Journalistic Writings

Jour 1013- Intro. to Journalism

Charles E. Frees-Melvin (920722)

Thursday 13 September 2001

Subject: Commentary on TV Coverage of the “Attack on America”

I woke up to a beautiful summer day as usual, went to class and came back for a noon rest. I left my dorm room and went to see my neighbours in the next room, who watch movies all the time, I saw the WTC and Pentagon on fire and ask, “What movie is this?” They responded with a, “Dude, the is real!” At that moment I returned to my room and turned my T.V. on to watch a day of coverage. Switching back and forth from: NBC/CBC/Global/ABC/CTV/CBS/FOX/CNN/&TBS. I found that most of the footage was from CNN but I was hooked to the commentary by Peter Mansbridge (CBC).

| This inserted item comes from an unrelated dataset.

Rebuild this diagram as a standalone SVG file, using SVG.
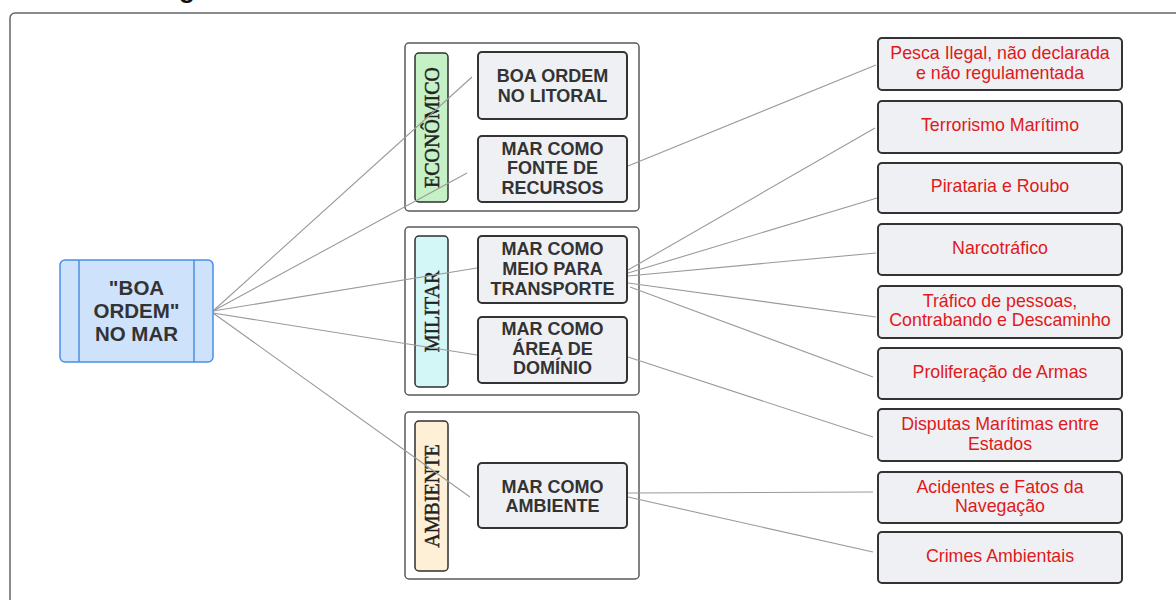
<svg xmlns="http://www.w3.org/2000/svg" width="1176" height="600" viewBox="0 0 1176 600">
<style>
.frame{fill:#fff;stroke:#5a5a5a;stroke-width:1.5}
.lbl{stroke:#2f2f2f;stroke-width:1.5}
.lt{font-family:"Liberation Serif","Times New Roman",serif;font-size:20px;fill:#222;stroke:#222;stroke-width:0.45}
.box{fill:#eef0f3;stroke:#333;stroke-width:2}
.bt{font-family:"Liberation Sans",Arial,sans-serif;font-size:18px;font-weight:bold;fill:#333;text-anchor:middle}
.rt{font-family:"Liberation Sans",Arial,sans-serif;font-size:17.8px;fill:#e0191c;text-anchor:middle}
.con line{stroke:#9a9a9a;stroke-width:1.1}
</style>
<rect width="1176" height="600" fill="#fff"/>
<text x="187" y="-2" font-family="Liberation Sans,Arial,sans-serif" font-size="26" font-weight="bold" fill="#111" text-anchor="middle">g</text>
<rect x="10" y="13" width="1200" height="620" rx="5" fill="none" stroke="#666" stroke-width="1.5"/>

<g id="grp-economico">
<rect class="frame" x="405" y="43" width="234" height="168" rx="4"/>
<rect class="lbl" x="415" y="53" width="33" height="149" rx="4" fill="#c6f1c6"/>
<text class="lt" transform="translate(439,127.5) rotate(-90)" text-anchor="middle">ECONÔMICO</text>
</g>
<g id="grp-militar">
<rect class="frame" x="405" y="227" width="234" height="168" rx="4"/>
<rect class="lbl" x="415" y="236" width="33" height="151" rx="4" fill="#d3f6f6"/>
<text class="lt" transform="translate(439,311.5) rotate(-90)" text-anchor="middle">MILITAR</text>
</g>
<g id="grp-ambiente">
<rect class="frame" x="405" y="412" width="234" height="167" rx="4"/>
<rect class="lbl" x="415" y="421" width="33" height="150" rx="4" fill="#fdf0d6"/>
<text class="lt" transform="translate(439,496) rotate(-90)" text-anchor="middle">AMBIENTE</text>
</g>

<g id="connectors" class="con">
<line x1="213" y1="311" x2="472" y2="77"/>
<line x1="213" y1="311" x2="467" y2="173"/>
<line x1="213" y1="311" x2="477" y2="268"/>
<line x1="213" y1="313" x2="477" y2="355"/>
<line x1="213" y1="313" x2="470" y2="497"/>
<line x1="628" y1="166" x2="876" y2="65"/>
<line x1="628" y1="270" x2="875" y2="128"/>
<line x1="628" y1="273" x2="877" y2="198"/>
<line x1="628" y1="276" x2="876" y2="253"/>
<line x1="628" y1="283" x2="876" y2="317"/>
<line x1="630" y1="287" x2="873" y2="377"/>
<line x1="628" y1="357" x2="873" y2="437"/>
<line x1="628" y1="493" x2="873" y2="492"/>
<line x1="628" y1="497" x2="873" y2="552"/>
</g>

<g id="n-main">
<rect x="60" y="260" width="153" height="102" rx="5" fill="#cfe2fb" stroke="#4a90e2" stroke-width="1.5"/>
<line x1="79" y1="260" x2="79" y2="362" stroke="#4a90e2" stroke-width="1.5"/>
<line x1="194" y1="260" x2="194" y2="362" stroke="#4a90e2" stroke-width="1.5"/>
<text class="bt" style="font-size:20.5px" x="136.5"><tspan x="136.5" y="295">"BOA</tspan><tspan x="136.5" y="318">ORDEM"</tspan><tspan x="136.5" y="341">NO MAR</tspan></text>
</g>

<g id="n-litoral"><rect class="box" x="478" y="52" width="149" height="67" rx="4"/>
<text class="bt"><tspan x="552.5" y="82">BOA ORDEM</tspan><tspan x="552.5" y="102">NO LITORAL</tspan></text></g>
<g id="n-fonte"><rect class="box" x="478" y="136" width="149" height="66" rx="4"/>
<text class="bt"><tspan x="552.5" y="154.5">MAR COMO</tspan><tspan x="552.5" y="174">FONTE DE</tspan><tspan x="552.5" y="193.5">RECURSOS</tspan></text></g>
<g id="n-transporte"><rect class="box" x="478" y="236" width="149" height="67" rx="4"/>
<text class="bt"><tspan x="552.5" y="254.5">MAR COMO</tspan><tspan x="552.5" y="274.5">MEIO PARA</tspan><tspan x="552.5" y="294.5">TRANSPORTE</tspan></text></g>
<g id="n-dominio"><rect class="box" x="478" y="317" width="149" height="66" rx="4"/>
<text class="bt"><tspan x="552.5" y="334.5">MAR COMO</tspan><tspan x="552.5" y="354.5">ÁREA DE</tspan><tspan x="552.5" y="373.5">DOMÍNIO</tspan></text></g>
<g id="n-ambiente"><rect class="box" x="478" y="463" width="149" height="65" rx="4"/>
<text class="bt"><tspan x="552.5" y="492.5">MAR COMO</tspan><tspan x="552.5" y="511.5">AMBIENTE</tspan></text></g>

<g id="r-pesca"><rect class="box" x="878" y="38" width="244" height="52" rx="4"/>
<text class="rt"><tspan x="1000" y="58.5">Pesca Ilegal, não declarada</tspan><tspan x="1000" y="78.5">e não regulamentada</tspan></text></g>
<g id="r-terrorismo"><rect class="box" x="878" y="101" width="244" height="52" rx="4"/>
<text class="rt" x="1000" y="130.5">Terrorismo Marítimo</text></g>
<g id="r-pirataria"><rect class="box" x="878" y="163" width="244" height="50" rx="4"/>
<text class="rt" x="1000" y="191.5">Pirataria e Roubo</text></g>
<g id="r-narco"><rect class="box" x="878" y="224" width="244" height="51" rx="4"/>
<text class="rt" x="1000" y="253.5">Narcotráfico</text></g>
<g id="r-trafico"><rect class="box" x="878" y="286" width="244" height="52" rx="4"/>
<text class="rt"><tspan x="1000" y="306.5">Tráfico de pessoas,</tspan><tspan x="1000" y="325.5">Contrabando e Descaminho</tspan></text></g>
<g id="r-armas"><rect class="box" x="878" y="348" width="244" height="51" rx="4"/>
<text class="rt" x="1000" y="377.5">Proliferação de Armas</text></g>
<g id="r-disputas"><rect class="box" x="878" y="409" width="244" height="52" rx="4"/>
<text class="rt"><tspan x="1000" y="429.5">Disputas Marítimas entre</tspan><tspan x="1000" y="449.5">Estados</tspan></text></g>
<g id="r-acidentes"><rect class="box" x="878" y="472" width="244" height="51" rx="4"/>
<text class="rt"><tspan x="1000" y="492.5">Acidentes e Fatos da</tspan><tspan x="1000" y="511.5">Navegação</tspan></text></g>
<g id="r-crimes"><rect class="box" x="878" y="532" width="244" height="51" rx="4"/>
<text class="rt" x="1000" y="561.5">Crimes Ambientais</text></g>
</svg>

Peter made me feel more secure in really knowing what was going on. It was also very helpful to have it from a Canadian perspective. I found that Lloyd Robertson (CTV) did not really have as of a heart touching production as Peter Jennings (ABC News).

Some of the most questionable stuff I saw was the broadcast from Global National News where most questionably the showed the man in freefall from the north tower. Also Global National News had a very inconsistent format where the show was from Toronto than to Vancouver and Dartmouth and had so many hosts that about 2pm they were contradicting each other and you lost the continuity of what was going on.

Also details of the Pentagon looked liked like the were given less importance to the events at the World Trade Centre on all the broadcasts except WTBS from Atlanta. GA.

Now it is the evening of Thursday 13 September 2001, a full 60 hours after the “Attack on America.” Airports are slowly reviving. Survivors are slowly one by one being pulled out of debris. The reminints of fires still exest in both buildings. “They are just spotfires, and we would not like to pour water into the building since it could pour down into open spaces where there are most likely still survivors,” a rescue worker stated on CBS News he went on to say that , “It is likely that people could survive in the sub floors for days or weeks.”